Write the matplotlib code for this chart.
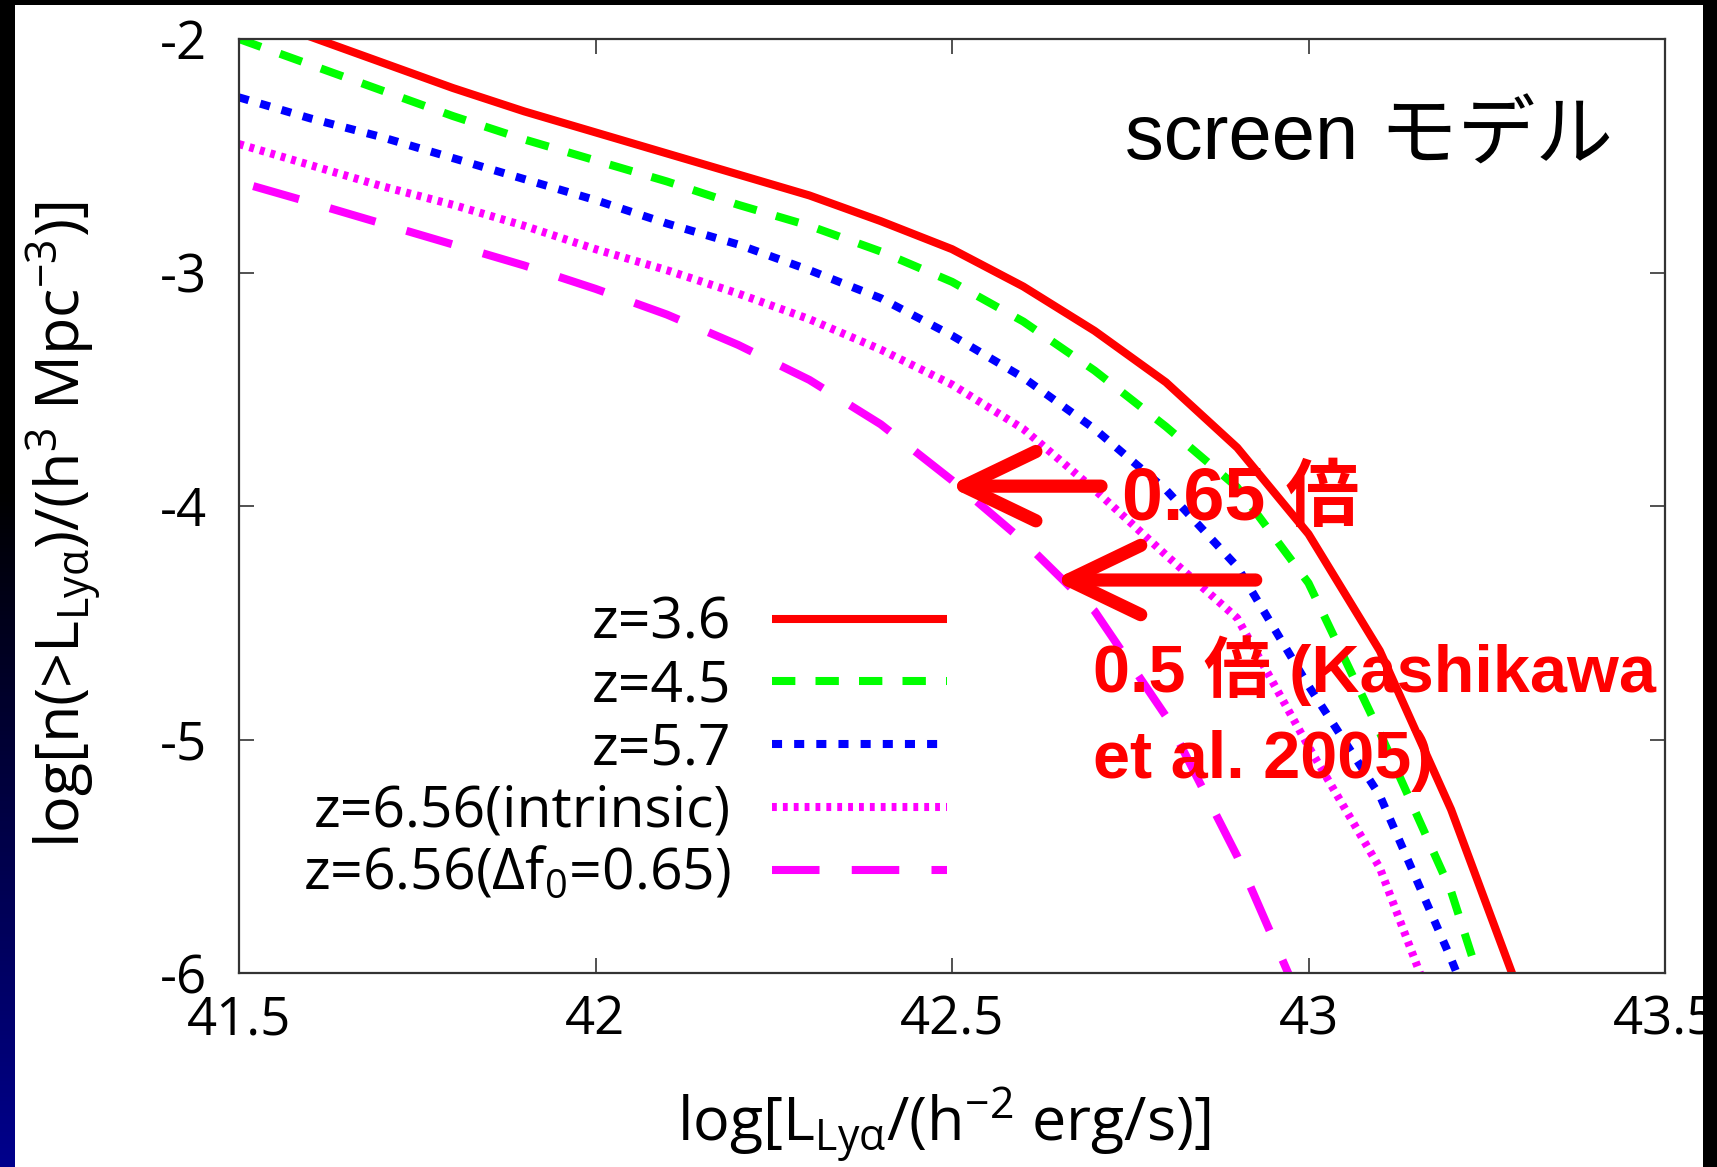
import numpy as np
import matplotlib
matplotlib.use('Agg')
import matplotlib.pyplot as plt
from matplotlib.patches import Rectangle
from matplotlib.font_manager import FontProperties

# log L_Lya grid
logL = [41.5, 41.6, 41.7, 41.8, 41.9, 42.0, 42.1, 42.2, 42.3, 42.4,
        42.5, 42.6, 42.7, 42.8, 42.9, 43.0, 43.1, 43.2, 43.3]

n_z36 = [-1.88, -1.99, -2.10, -2.21, -2.31, -2.40, -2.49, -2.58, -2.67, -2.78,
         -2.90, -3.06, -3.25, -3.47, -3.75, -4.12, -4.62, -5.30, -6.12]
n_z45 = [-2.00, -2.11, -2.22, -2.33, -2.43, -2.52, -2.61, -2.71, -2.80, -2.91,
         -3.04, -3.21, -3.42, -3.66, -3.92, -4.33, -4.97, -5.65, -6.60]
n_z57 = [-2.25, -2.34, -2.42, -2.51, -2.60, -2.69, -2.79, -2.88, -2.99, -3.11,
         -3.27, -3.45, -3.67, -3.93, -4.26, -4.77, -5.24, -5.94, -6.70]
n_z656 = [-2.45, -2.54, -2.63, -2.71, -2.80, -2.90, -2.99, -3.09, -3.20, -3.33,
          -3.48, -3.67, -3.93, -4.21, -4.48, -5.03, -5.55, -6.35, -7.00]

# z=6.56 with delta f0 = 0.65 (own grid, starts just inside the frame)
logL_f065 = [41.52, 41.6, 41.7, 41.8, 41.9, 42.0, 42.1, 42.2, 42.3, 42.4,
             42.5, 42.6, 42.7, 42.8, 42.9, 43.0]
n_f065 = [-2.63, -2.70, -2.79, -2.88, -2.97, -3.07, -3.18, -3.31, -3.46, -3.65,
          -3.89, -4.15, -4.45, -4.90, -5.50, -6.20]

labels = ['z=3.6', 'z=4.5', 'z=5.7', 'z=6.56(intrinsic)', r'z=6.56(Δf$_0$=0.65)']
xticks = [41.5, 42, 42.5, 43, 43.5]
xticklabels = ['41.5', '42', '42.5', '43', '43.5']
yticks = [-6, -5, -4, -3, -2]
yticklabels = ['-6', '-5', '-4', '-3', '-2']

plt.rcParams['mathtext.default'] = 'regular'
plt.rcParams['axes.unicode_minus'] = False

W, H = 1717, 1167
fig = plt.figure(figsize=(W / 100, H / 100), dpi=100, facecolor='black')

# slide background: white panel, black border, blue gradient strip on the left
fig.add_artist(Rectangle((14 / W, 0), (1703 - 14) / W, (H - 5) / H,
                         transform=fig.transFigure, facecolor='white',
                         edgecolor='none', zorder=-10))
gax = fig.add_axes([0, 0, 14 / W, 1])
t = np.clip((np.linspace(0, 1, 300) - 0.42) / 0.58, 0, 1)
grad = np.zeros((300, 1, 3))
grad[:, 0, 2] = 0.55 * t
gax.imshow(grad, aspect='auto', extent=(0, 1, 1, 0))
gax.axis('off')

ax = fig.add_axes([239 / W, 1 - 973 / H, (1665 - 239) / W, (973 - 39) / H])
ax.set_facecolor('white')

LW = 5.8
ax.plot(logL, n_z36, color='#ff0000', lw=LW, solid_capstyle='butt', label=labels[0])
ax.plot(logL, n_z45, color='#00ff00', lw=LW, dashes=(2.9, 2.5), label=labels[1])
ax.plot(logL, n_z57, color='#0000ff', lw=LW, dashes=(1.25, 1.5), label=labels[2])
ax.plot(logL, n_z656, color='#ff00ff', lw=LW, dashes=(0.6, 0.75), label=labels[3])
ax.plot(logL_f065, n_f065, color='#ff00ff', lw=LW, dashes=(5.9, 4.0), label=labels[4])

ax.set_xlim(41.5, 43.5)
ax.set_ylim(-6, -2)
ax.set_xticks(xticks)
ax.set_xticklabels(xticklabels)
ax.set_yticks(yticks)
ax.set_yticklabels(yticklabels)
ax.tick_params(direction='in', length=11, width=1.2, color='#333333',
               top=True, right=True, labelsize=38)
ax.tick_params(axis='x', pad=15)
ax.tick_params(axis='y', pad=23)
for lbl in ax.get_xticklabels() + ax.get_yticklabels():
    lbl.set_fontfamily('Open Sans')
for sp in ax.spines.values():
    sp.set_linewidth(1.6)
    sp.set_color('#333333')

lab_font = FontProperties(family='Open Sans', size=44)
ax.set_xlabel(r'log[L$_{Lyα}$/(h$^{-2}$ erg/s)]', fontproperties=lab_font)
ax.set_ylabel(r'log[n(>L$_{Lyα}$)/(h$^3$ Mpc$^{-3}$)]', fontproperties=lab_font)
ax.xaxis.set_label_coords(0.494, -0.121)
ax.yaxis.set_label_coords(-0.094, 0.48)

leg = ax.legend(loc='upper right', bbox_to_anchor=(0.4965, 0.404), frameon=False,
                markerfirst=False, prop=FontProperties(family='Open Sans', size=41),
                handlelength=3.07, handletextpad=0.72, labelspacing=0.1,
                borderpad=0, borderaxespad=0)

ax.text(43.085, -2.43, 'screen モデル', ha='center', va='center', fontsize=56,
        family=['Liberation Sans', 'Noto Sans CJK JP'])

red_font = ['Liberation Sans', 'Noto Sans CJK JP']
ax.text(42.738, -3.974, '0.65 倍', color='red', fontsize=53, fontweight='bold',
        ha='left', va='center', family=red_font)
ax.text(42.698, -4.553, '0.5 倍 (Kashikawa\net al. 2005)', color='red', fontsize=48,
        fontweight='bold', ha='left', va='top', linespacing=1.5,
        family=red_font, clip_on=False)

arrow = dict(arrowstyle='->,head_length=1.0,head_width=0.48', color='red', lw=9.5,
             mutation_scale=52, shrinkA=0, shrinkB=0, capstyle='round',
             joinstyle='round')
ax.annotate('', xy=(42.495, -3.915), xytext=(42.709, -3.915), arrowprops=arrow)
ax.annotate('', xy=(42.642, -4.317), xytext=(42.926, -4.317), arrowprops=arrow)

# black border on the right covers the edge of the last tick label
fig.add_artist(Rectangle((1703 / W, 0), 1, 1, transform=fig.transFigure,
                         facecolor='black', edgecolor='none', zorder=10))

plt.savefig('out.png', dpi=100, facecolor=fig.get_facecolor())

▶ _WHAT THIS TASK INVOLVES_
Please quote the lines of the material, beginning with the first and ending with the one that contains "-3.89, -4.15, -4.45, -4.90, -5.50, -6.20]", exactly as written and without any pictures.

▶ _EXERCISE ANSWER_
Write the matplotlib code for this chart.
import numpy as np
import matplotlib
matplotlib.use('Agg')
import matplotlib.pyplot as plt
from matplotlib.patches import Rectangle
from matplotlib.font_manager import FontProperties

# log L_Lya grid
logL = [41.5, 41.6, 41.7, 41.8, 41.9, 42.0, 42.1, 42.2, 42.3, 42.4,
        42.5, 42.6, 42.7, 42.8, 42.9, 43.0, 43.1, 43.2, 43.3]

n_z36 = [-1.88, -1.99, -2.10, -2.21, -2.31, -2.40, -2.49, -2.58, -2.67, -2.78,
         -2.90, -3.06, -3.25, -3.47, -3.75, -4.12, -4.62, -5.30, -6.12]
n_z45 = [-2.00, -2.11, -2.22, -2.33, -2.43, -2.52, -2.61, -2.71, -2.80, -2.91,
         -3.04, -3.21, -3.42, -3.66, -3.92, -4.33, -4.97, -5.65, -6.60]
n_z57 = [-2.25, -2.34, -2.42, -2.51, -2.60, -2.69, -2.79, -2.88, -2.99, -3.11,
         -3.27, -3.45, -3.67, -3.93, -4.26, -4.77, -5.24, -5.94, -6.70]
n_z656 = [-2.45, -2.54, -2.63, -2.71, -2.80, -2.90, -2.99, -3.09, -3.20, -3.33,
          -3.48, -3.67, -3.93, -4.21, -4.48, -5.03, -5.55, -6.35, -7.00]

# z=6.56 with delta f0 = 0.65 (own grid, starts just inside the frame)
logL_f065 = [41.52, 41.6, 41.7, 41.8, 41.9, 42.0, 42.1, 42.2, 42.3, 42.4,
             42.5, 42.6, 42.7, 42.8, 42.9, 43.0]
n_f065 = [-2.63, -2.70, -2.79, -2.88, -2.97, -3.07, -3.18, -3.31, -3.46, -3.65,
          -3.89, -4.15, -4.45, -4.90, -5.50, -6.20]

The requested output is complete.